French oil major Total is still negotiating the fate of a massive oil concession in South Sudan and hopes for a swift resolution after the government said it would divide the block into three parts, a company executive told Reuters. South Sudan seceded from Sudan over a year ago, and later renegotiated contracts with active oil firms without making major changes.
But last month officials said they would split Total's 120,000-square-km concession - known as Block B - into three parts to speed up exploration in the area.
Total is still talking to the government about the block, which it has held since 1980, and hopes to resolve the negotiations soon, said Lionel Marais, managing director of exploration and production for South Sudan.
South Sudanese officials have given different accounts of who would be granted the three blocks.
"We are discussing with the government the best way forward on Block B to the satisfaction of all," Marais said in an interview. "There is some momentum, which gives us hope there will be a quick agreement."
A new petroleum law passed after South Sudan seceded said its new government was not bound by past agreements and had the right to review and split blocks.
South Sudan is eager to start exploration in Block B because of rapidly declining reserves in its producing fields. The government depended on oil for about 98 percent of revenues before shutting production down in January in a row with Sudan.
Oil experts say the discovery of oil in commercial quantities in Block B would be essential to financing potential new pipelines through east Africa that would reduce the landlocked South's reliance on pipelines running through Sudan.
Last week the two countries signed border and trade deals that will allow the South to resume oil exports through Sudan.
Total halted exploration in Block B in 1985 because of insecurity from Sudan's civil war, which lasted until 2005.
The United States had also imposed sanctions on Sudan in 1997 for its past role hosting militants including Osama bin Laden, but those were lifted for South Sudan after it seceded.
"We've been stopped from exploring by the war, by sanctions and by the pending proper agreement with government.
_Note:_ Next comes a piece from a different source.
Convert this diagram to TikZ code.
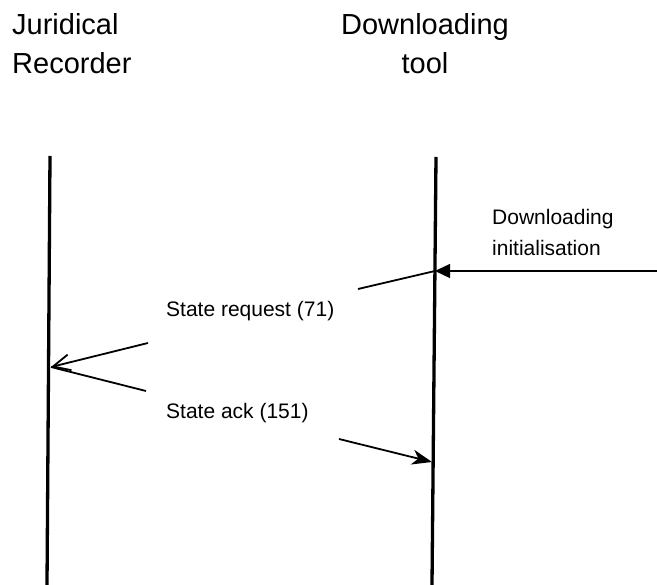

We are keen to start exploring as soon as we are authorised," Marais said.
Block B lies mostly in the eastern Jonglei state, a region that has been torn by tribal violence in recent years.
Under the exploration and production sharing agreement signed in 1980 with Khartoum, the Block B consortium was shared by Total, Marathon Petroleum Sudan Ltd from the United States, Kufpec Sudan from Kuwait, and Sudan's state-owned Sudapet.
Marathon withdrew in 2007 and its shares were divided by the remaining partners. After independence South Sudan's state oil firm took Sudapet's shares in southern oil consortiums, although Khartoum is still seeking compensation.